You may visit Australia for short periods during holidays.

Purpose of visits to or absences from Australia

You will go to country A to work for a couple of years. You will return to Australia at the end of this period.

Family and business ties to Australia and the overseas country or countries

Case law has established that the family or business ties that an individual retains with a country are relevant in determining whether an individual has remained or ceased to be a resident.

Family: your spouse will accompany you to country A

Business: You will be employed in country A while you are there.

Maintenance of Place of abode

The maintenance of a place of abode in Australia is an important factor when considering the residency status of a taxpayer.

You will rent your home out on short term leases for the period you are in country A.

You will return to this home when you come back to Australia.

Summary

As stated above it is important that not one single factor is decisive and the weight given to each factor depends on individual circumstances.

There are several factors outlined above which indicate that you have not ceased to be a resident of Australia.
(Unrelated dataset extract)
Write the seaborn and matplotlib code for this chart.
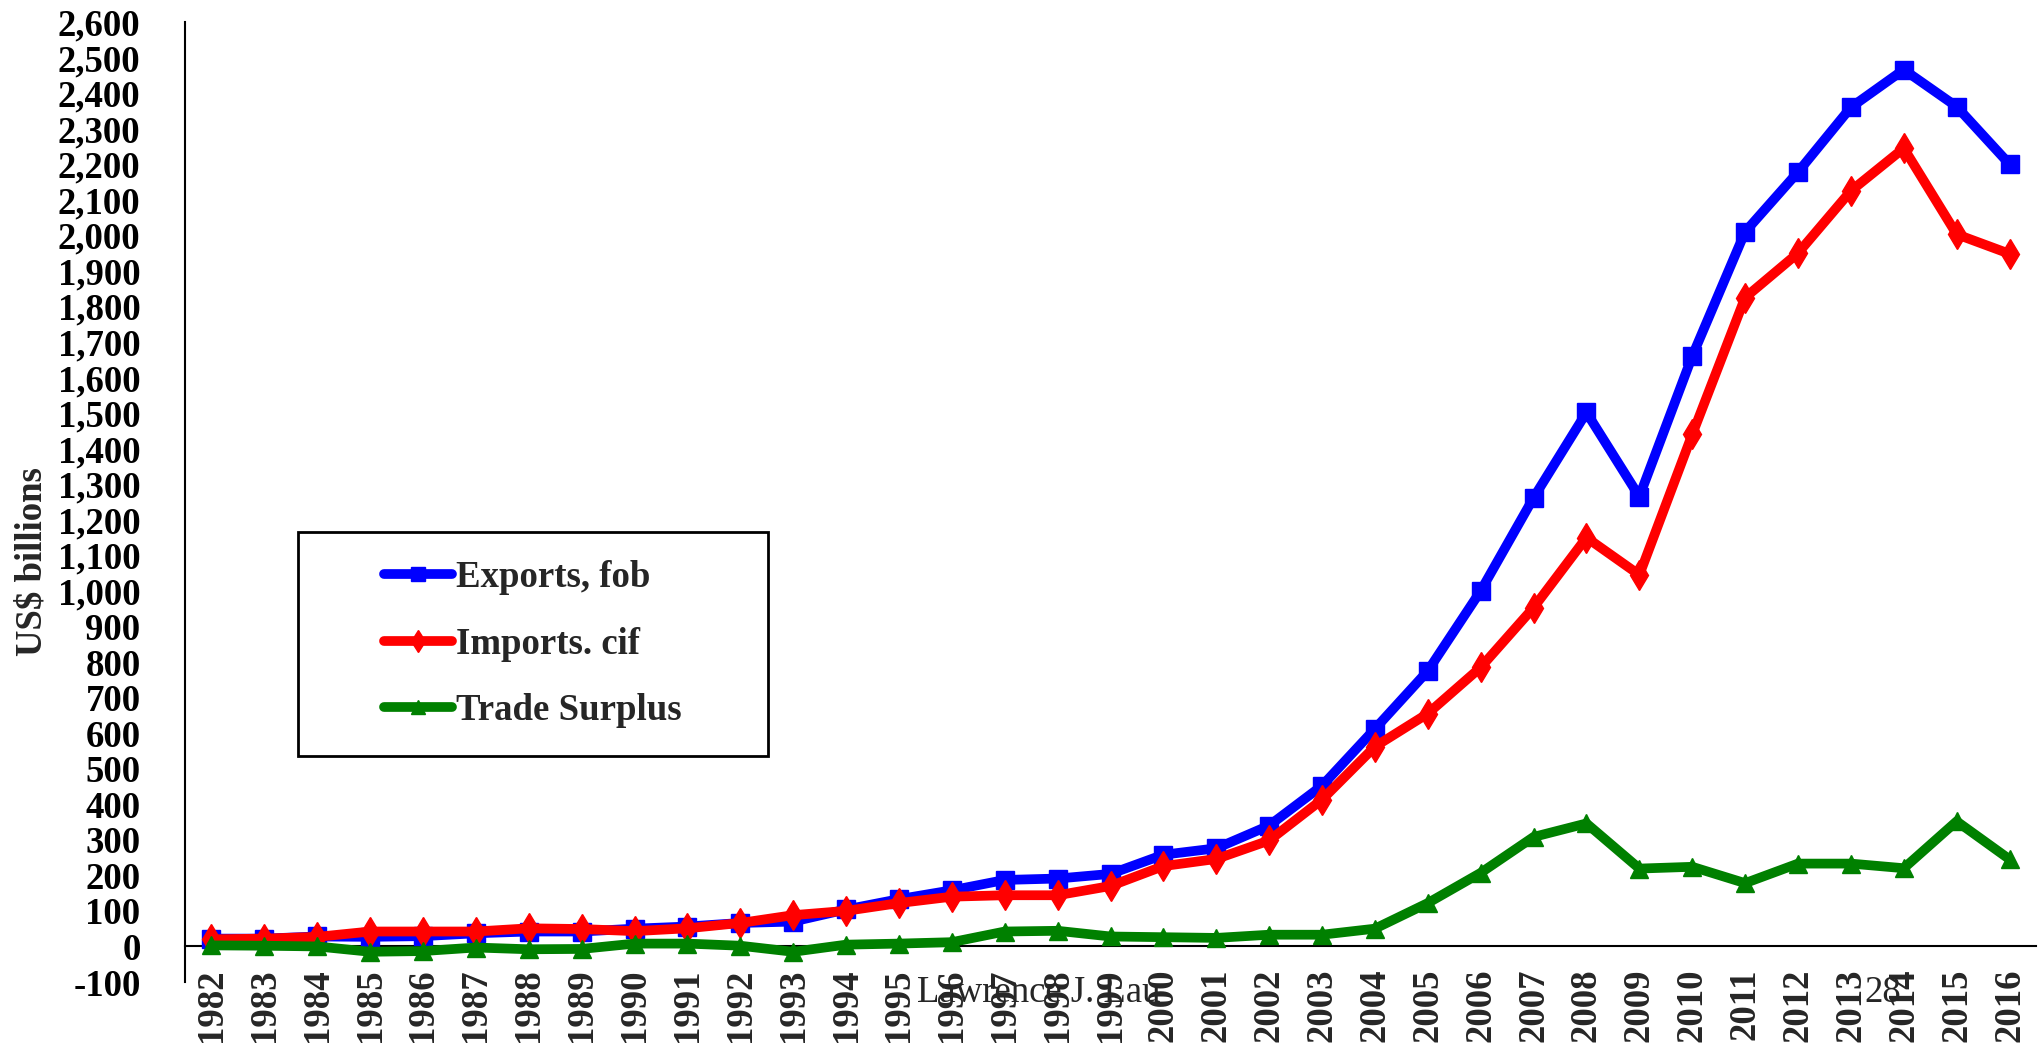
import numpy as np
import matplotlib
matplotlib.use("Agg")
import matplotlib.pyplot as plt
import seaborn as sns
from matplotlib.ticker import FuncFormatter
from matplotlib.patches import Rectangle

# China's merchandise trade, US$ billions
years = list(range(1982, 2017))
exports = [22, 22, 28, 27, 29, 37, 42, 42, 50, 56, 66, 70, 104, 133, 158, 187, 191, 204,
           258, 276, 340, 452, 612, 775, 1000, 1262, 1502, 1265, 1660, 2010, 2178, 2360,
           2466, 2362, 2200]
imports = [20, 22, 27, 42, 42, 42, 51, 49, 43, 51, 66, 88, 100, 122, 140, 144, 144, 170,
           226, 246, 298, 413, 562, 655, 785, 953, 1150, 1045, 1440, 1825, 1950, 2125,
           2245, 2003, 1948]
surplus = [3, 2, 0, -15, -13, -3, -8, -7, 8, 8, 2, -15, 5, 8, 12, 42, 44, 28, 26, 24, 33,
           33, 50, 122, 207, 308, 346, 219, 224, 178, 233, 233, 220, 352, 245]
series_names = ["Exports, fob", "Imports. cif", "Trade Surplus"]
y_ticks = list(range(-100, 2601, 100))
y_title = "US$ billions"
footer_author = "Lawrence J. Lau"
footer_page = "28"

sns.set_style("white")
plt.rcParams["font.family"] = ["Liberation Serif", "DejaVu Serif"]
plt.rcParams["font.weight"] = "bold"

W, H = 2040, 1047
FS = 26.5
fig = plt.figure(figsize=(W / 100, H / 100), dpi=100)
ax = fig.add_axes([185 / W, 65 / H, 1851 / W, 960 / H])

styles = [("#0000ff", "s", 13), ("#ff0000", "d", 15), ("#008000", "^", 13)]
for vals, name, (c, m, ms) in zip([exports, imports, surplus], series_names, styles):
    sns.lineplot(x=years, y=vals, ax=ax, color=c, marker=m, markersize=ms,
                 linewidth=7, markeredgecolor=c, markerfacecolor=c,
                 markeredgewidth=1, label=name, solid_joinstyle="round",
                 solid_capstyle="round", clip_on=False)

# value axis
ax.set_xlim(years[0] - 0.5, years[-1] + 0.5)
ax.set_ylim(y_ticks[0], y_ticks[-1])
ax.set_yticks(y_ticks)
ax.yaxis.set_major_formatter(FuncFormatter(lambda v, p: f"{v:,.0f}"))
ax.tick_params(axis="y", direction="in", length=9, width=1.5, pad=32,
               labelsize=FS, colors="black")
for s in ["top", "right"]:
    ax.spines[s].set_visible(False)
ax.spines["left"].set_linewidth(1.5)
ax.spines["left"].set_color("black")

# category axis line crosses at zero with tick marks between years
ax.set_axisbelow(True)
ax.spines["bottom"].set_position(("data", 0))
ax.spines["bottom"].set_linewidth(1.5)
ax.spines["bottom"].set_color("black")
ax.spines["bottom"].set_zorder(1)
ax.set_xticks(np.arange(years[0] - 0.5, years[-1] + 1))
ax.tick_params(axis="x", direction="in", length=12, width=1.5, labelbottom=False,
               colors="black")
ax.set_xlabel("")
ax.set_ylabel("")

# year labels along the bottom edge
sec = ax.secondary_xaxis("bottom")
sec.set_xticks(years, [str(y) for y in years])
sec.tick_params(length=0, pad=-10, labelsize=FS, labelrotation=90)
sec.spines["bottom"].set_visible(False)

fig.text(32 / W, 1 - 562 / H, y_title, rotation=90, ha="center", va="center",
         fontsize=FS, weight="bold")

# legend in a framed box
leg = ax.legend(loc="center", bbox_to_anchor=(533 / W, 1 - 644 / H),
                bbox_transform=fig.transFigure, frameon=False,
                prop={"size": FS, "weight": "bold"}, handlelength=1.84,
                handletextpad=0.1, labelspacing=0.85, markerscale=0.75,
                borderpad=0)
fig.add_artist(Rectangle((298 / W, 1 - 756 / H), 470 / W, 224 / H,
                         transform=fig.transFigure, fill=False, lw=2,
                         ec="black"))

fig.text(917 / W, 1 - 993 / H, footer_author, ha="left", va="center",
         fontsize=FS, weight="normal")
fig.text(1864 / W, 1 - 993 / H, footer_page, ha="left", va="center",
         fontsize=FS, weight="normal")

fig.savefig("out.png", dpi=100)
Specifically;

    · you will go to country A for a couple of years to work.

    · you will have a work visa for country A.

    · you will rent your home out in Australia on short term leases for the period you are overseas.

    · you will stay in hotel style accommodation and serviced apartments initially in country A.

Based on a consideration of all of the factors outlined above, you are a resident of Australia according to ordinary concepts as you will maintain a continuity of association with Australia for the relevant period.

ATO view documents

Taxation Ruling IT 2650 Income Tax: Residency - permanent place of abode outside Australia

Taxation Ruling TR 98/17 Income tax: residency status of individuals entering Australia.